- [EXERCISE OBJECTIVE] Leave the pictures out and retype the lines from the beginning through the line with "const pointCount = 132;", both ends included.

- [COLLECTED MATERIAL]
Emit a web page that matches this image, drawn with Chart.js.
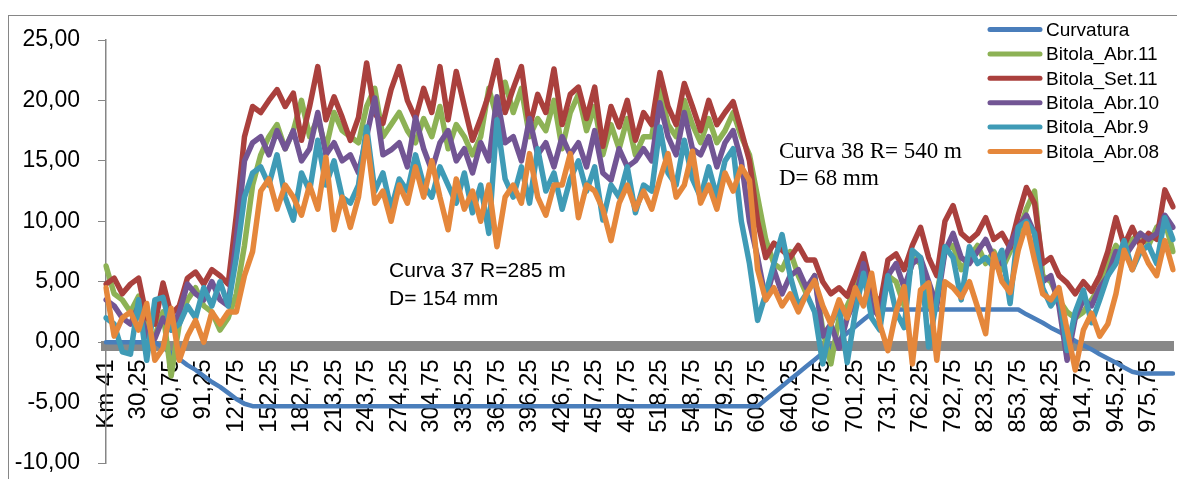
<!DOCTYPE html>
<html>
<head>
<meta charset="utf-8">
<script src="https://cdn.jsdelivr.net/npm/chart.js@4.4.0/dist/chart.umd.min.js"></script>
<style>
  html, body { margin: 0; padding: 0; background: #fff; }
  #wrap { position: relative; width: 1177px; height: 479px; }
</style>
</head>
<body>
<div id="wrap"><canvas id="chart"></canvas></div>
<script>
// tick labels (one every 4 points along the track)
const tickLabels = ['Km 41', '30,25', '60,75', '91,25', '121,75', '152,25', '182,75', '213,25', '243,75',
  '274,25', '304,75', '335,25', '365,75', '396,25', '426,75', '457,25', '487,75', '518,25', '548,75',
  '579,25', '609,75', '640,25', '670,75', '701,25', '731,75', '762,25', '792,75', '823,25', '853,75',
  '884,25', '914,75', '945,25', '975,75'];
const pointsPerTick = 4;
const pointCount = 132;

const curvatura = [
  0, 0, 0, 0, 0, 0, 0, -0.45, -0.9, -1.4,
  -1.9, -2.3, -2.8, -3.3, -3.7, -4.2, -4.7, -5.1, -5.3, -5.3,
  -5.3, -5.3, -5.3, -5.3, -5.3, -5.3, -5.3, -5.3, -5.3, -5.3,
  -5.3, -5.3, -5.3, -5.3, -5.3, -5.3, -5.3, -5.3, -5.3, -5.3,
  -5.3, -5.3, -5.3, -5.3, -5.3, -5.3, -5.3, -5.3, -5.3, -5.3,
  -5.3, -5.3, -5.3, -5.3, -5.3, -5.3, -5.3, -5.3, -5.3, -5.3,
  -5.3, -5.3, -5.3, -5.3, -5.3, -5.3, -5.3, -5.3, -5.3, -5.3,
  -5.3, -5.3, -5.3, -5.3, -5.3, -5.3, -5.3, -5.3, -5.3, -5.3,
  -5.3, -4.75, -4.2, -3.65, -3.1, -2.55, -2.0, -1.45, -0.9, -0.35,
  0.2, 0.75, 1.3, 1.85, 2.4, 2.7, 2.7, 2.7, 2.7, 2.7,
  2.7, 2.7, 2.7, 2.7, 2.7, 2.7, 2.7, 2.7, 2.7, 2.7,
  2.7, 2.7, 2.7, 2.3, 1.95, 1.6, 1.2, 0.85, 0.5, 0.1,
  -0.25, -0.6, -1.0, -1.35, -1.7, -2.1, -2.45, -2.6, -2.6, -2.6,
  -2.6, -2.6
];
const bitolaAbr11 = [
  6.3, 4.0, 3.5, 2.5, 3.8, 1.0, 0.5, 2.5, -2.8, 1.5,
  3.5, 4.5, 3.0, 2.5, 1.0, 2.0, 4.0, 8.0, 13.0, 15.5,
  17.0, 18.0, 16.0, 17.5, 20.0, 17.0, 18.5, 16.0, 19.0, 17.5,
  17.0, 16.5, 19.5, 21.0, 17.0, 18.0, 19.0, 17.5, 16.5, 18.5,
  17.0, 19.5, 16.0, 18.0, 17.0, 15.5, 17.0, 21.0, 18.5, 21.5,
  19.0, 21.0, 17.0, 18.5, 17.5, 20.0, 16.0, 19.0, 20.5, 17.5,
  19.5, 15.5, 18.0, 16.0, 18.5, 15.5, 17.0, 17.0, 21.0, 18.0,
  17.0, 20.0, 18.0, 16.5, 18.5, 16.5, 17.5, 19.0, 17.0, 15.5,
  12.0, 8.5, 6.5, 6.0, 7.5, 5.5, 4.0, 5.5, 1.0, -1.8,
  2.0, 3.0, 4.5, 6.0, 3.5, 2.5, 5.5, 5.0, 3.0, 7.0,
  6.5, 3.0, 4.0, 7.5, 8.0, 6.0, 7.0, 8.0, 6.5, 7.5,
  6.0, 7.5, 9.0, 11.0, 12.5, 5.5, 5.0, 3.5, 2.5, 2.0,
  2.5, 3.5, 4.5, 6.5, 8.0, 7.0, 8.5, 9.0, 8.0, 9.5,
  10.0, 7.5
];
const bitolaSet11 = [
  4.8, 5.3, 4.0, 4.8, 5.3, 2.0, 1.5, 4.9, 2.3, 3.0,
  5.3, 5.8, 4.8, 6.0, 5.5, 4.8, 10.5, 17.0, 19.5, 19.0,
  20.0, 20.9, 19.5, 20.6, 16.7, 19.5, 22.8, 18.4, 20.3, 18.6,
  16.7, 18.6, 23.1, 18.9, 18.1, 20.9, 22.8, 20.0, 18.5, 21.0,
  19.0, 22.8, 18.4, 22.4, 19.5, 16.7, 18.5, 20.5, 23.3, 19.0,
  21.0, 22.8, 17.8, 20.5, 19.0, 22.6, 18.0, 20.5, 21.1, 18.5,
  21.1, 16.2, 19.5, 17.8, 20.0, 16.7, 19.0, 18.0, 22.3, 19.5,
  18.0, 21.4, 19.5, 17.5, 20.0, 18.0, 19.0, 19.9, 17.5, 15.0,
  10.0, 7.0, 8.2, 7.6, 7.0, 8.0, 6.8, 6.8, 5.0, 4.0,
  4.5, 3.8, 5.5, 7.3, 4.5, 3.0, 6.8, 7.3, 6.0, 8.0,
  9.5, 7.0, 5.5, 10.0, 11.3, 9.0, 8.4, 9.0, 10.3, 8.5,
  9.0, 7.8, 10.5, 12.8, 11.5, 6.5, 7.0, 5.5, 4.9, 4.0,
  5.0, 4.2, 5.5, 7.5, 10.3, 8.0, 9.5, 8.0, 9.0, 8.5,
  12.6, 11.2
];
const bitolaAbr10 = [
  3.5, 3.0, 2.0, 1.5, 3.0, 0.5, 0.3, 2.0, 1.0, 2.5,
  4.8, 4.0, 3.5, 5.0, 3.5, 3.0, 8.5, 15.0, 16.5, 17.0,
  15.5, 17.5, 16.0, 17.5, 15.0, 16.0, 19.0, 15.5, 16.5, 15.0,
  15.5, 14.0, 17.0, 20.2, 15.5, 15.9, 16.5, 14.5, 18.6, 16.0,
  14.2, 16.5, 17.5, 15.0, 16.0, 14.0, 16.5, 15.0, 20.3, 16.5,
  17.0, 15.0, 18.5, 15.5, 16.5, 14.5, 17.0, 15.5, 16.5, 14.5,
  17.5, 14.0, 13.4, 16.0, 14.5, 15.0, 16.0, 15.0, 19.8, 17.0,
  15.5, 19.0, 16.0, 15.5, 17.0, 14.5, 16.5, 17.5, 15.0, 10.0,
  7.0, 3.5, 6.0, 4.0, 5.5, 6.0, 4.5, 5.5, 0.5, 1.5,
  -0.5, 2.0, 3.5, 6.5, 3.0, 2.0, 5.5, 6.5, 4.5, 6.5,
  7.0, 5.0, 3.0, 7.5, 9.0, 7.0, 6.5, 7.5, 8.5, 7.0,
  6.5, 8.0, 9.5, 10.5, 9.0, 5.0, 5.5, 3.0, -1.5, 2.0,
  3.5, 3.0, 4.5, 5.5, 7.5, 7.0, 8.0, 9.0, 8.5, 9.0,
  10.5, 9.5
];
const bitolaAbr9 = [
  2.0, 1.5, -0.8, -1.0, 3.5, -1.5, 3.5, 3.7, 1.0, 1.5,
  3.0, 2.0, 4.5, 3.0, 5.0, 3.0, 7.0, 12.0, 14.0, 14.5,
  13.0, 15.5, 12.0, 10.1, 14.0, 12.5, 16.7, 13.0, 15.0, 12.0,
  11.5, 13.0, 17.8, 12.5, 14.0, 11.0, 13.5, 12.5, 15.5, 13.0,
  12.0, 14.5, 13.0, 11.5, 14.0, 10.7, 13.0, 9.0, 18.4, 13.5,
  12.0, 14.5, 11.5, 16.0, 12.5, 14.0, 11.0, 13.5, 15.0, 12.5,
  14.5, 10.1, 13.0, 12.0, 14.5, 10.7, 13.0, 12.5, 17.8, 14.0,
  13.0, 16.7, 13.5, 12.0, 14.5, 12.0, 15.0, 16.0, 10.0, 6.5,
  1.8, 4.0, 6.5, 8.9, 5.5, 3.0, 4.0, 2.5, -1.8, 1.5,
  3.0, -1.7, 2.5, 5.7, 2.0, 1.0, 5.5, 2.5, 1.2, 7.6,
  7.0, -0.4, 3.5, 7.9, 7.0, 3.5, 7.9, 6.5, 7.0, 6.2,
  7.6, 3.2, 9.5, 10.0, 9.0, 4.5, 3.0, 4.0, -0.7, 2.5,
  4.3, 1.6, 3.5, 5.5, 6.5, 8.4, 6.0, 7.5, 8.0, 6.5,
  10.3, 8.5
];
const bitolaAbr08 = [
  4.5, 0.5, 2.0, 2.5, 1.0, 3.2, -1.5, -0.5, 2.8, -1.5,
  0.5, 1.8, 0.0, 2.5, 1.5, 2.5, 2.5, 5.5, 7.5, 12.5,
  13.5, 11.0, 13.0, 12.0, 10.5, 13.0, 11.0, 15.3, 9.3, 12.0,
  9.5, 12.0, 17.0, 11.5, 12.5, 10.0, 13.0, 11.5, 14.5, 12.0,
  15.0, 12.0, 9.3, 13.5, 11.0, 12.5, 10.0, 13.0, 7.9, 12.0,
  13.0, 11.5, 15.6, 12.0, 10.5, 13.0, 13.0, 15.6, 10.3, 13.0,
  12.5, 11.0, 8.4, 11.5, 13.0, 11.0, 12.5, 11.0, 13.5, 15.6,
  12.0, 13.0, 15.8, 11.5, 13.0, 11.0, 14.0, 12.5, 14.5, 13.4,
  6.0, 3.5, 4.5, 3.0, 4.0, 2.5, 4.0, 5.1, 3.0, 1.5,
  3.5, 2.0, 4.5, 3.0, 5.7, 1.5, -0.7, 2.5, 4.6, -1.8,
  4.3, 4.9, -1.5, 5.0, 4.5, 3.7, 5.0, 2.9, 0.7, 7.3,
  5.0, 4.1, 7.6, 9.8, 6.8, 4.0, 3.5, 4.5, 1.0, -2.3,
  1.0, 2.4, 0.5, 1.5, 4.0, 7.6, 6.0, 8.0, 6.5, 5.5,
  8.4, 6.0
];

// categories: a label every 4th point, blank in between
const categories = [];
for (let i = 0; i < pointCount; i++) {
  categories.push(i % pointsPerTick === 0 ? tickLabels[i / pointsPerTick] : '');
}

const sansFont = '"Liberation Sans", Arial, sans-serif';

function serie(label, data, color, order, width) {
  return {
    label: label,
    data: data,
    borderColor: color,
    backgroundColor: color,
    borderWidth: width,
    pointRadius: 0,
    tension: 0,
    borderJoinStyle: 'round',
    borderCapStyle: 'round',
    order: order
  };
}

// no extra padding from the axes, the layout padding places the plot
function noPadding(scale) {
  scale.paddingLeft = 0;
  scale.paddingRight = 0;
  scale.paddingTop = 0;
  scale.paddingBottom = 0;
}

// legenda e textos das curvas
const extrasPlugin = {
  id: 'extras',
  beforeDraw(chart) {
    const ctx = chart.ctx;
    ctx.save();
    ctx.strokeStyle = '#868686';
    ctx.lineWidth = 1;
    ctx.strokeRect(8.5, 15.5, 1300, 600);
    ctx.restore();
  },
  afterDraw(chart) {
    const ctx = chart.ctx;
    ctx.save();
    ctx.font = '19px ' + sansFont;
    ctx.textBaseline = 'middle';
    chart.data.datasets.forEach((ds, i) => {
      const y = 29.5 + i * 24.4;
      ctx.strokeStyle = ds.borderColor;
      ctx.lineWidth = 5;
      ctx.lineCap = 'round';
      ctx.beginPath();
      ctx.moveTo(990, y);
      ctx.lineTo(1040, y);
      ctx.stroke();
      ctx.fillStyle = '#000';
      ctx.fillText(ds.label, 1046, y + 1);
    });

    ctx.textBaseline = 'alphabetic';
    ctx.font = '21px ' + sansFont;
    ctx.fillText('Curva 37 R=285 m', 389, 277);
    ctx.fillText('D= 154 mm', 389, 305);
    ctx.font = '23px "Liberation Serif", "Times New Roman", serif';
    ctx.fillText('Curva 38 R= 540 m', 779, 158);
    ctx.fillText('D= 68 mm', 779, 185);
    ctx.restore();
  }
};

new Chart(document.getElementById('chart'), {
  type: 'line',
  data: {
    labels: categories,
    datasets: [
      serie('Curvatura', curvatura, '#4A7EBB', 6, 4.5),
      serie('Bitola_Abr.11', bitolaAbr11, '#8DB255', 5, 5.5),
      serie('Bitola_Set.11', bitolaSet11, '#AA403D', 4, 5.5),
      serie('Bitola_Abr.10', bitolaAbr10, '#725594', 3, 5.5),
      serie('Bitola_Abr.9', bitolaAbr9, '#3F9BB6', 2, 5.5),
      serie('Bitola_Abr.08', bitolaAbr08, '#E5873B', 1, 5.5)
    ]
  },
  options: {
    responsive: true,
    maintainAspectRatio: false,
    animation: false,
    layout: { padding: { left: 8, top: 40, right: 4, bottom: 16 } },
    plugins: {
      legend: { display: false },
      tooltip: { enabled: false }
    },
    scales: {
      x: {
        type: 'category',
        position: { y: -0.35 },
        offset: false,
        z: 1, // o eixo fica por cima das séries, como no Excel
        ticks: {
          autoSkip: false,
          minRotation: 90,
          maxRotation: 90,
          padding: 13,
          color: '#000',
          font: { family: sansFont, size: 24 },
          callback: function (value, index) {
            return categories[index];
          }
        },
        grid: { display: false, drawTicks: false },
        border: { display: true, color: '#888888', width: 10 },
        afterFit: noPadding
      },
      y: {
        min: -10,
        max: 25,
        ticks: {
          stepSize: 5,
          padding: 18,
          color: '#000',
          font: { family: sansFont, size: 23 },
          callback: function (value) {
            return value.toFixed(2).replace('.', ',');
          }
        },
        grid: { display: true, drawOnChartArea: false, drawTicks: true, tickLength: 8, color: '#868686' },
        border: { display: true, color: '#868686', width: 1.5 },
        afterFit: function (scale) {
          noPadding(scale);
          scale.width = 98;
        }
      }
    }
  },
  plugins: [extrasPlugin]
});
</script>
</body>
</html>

- [IN RESPONSE]
Emit a web page that matches this image, drawn with Chart.js.
<!DOCTYPE html>
<html>
<head>
<meta charset="utf-8">
<script src="https://cdn.jsdelivr.net/npm/chart.js@4.4.0/dist/chart.umd.min.js"></script>
<style>
  html, body { margin: 0; padding: 0; background: #fff; }
  #wrap { position: relative; width: 1177px; height: 479px; }
</style>
</head>
<body>
<div id="wrap"><canvas id="chart"></canvas></div>
<script>
// tick labels (one every 4 points along the track)
const tickLabels = ['Km 41', '30,25', '60,75', '91,25', '121,75', '152,25', '182,75', '213,25', '243,75',
  '274,25', '304,75', '335,25', '365,75', '396,25', '426,75', '457,25', '487,75', '518,25', '548,75',
  '579,25', '609,75', '640,25', '670,75', '701,25', '731,75', '762,25', '792,75', '823,25', '853,75',
  '884,25', '914,75', '945,25', '975,75'];
const pointsPerTick = 4;
const pointCount = 132;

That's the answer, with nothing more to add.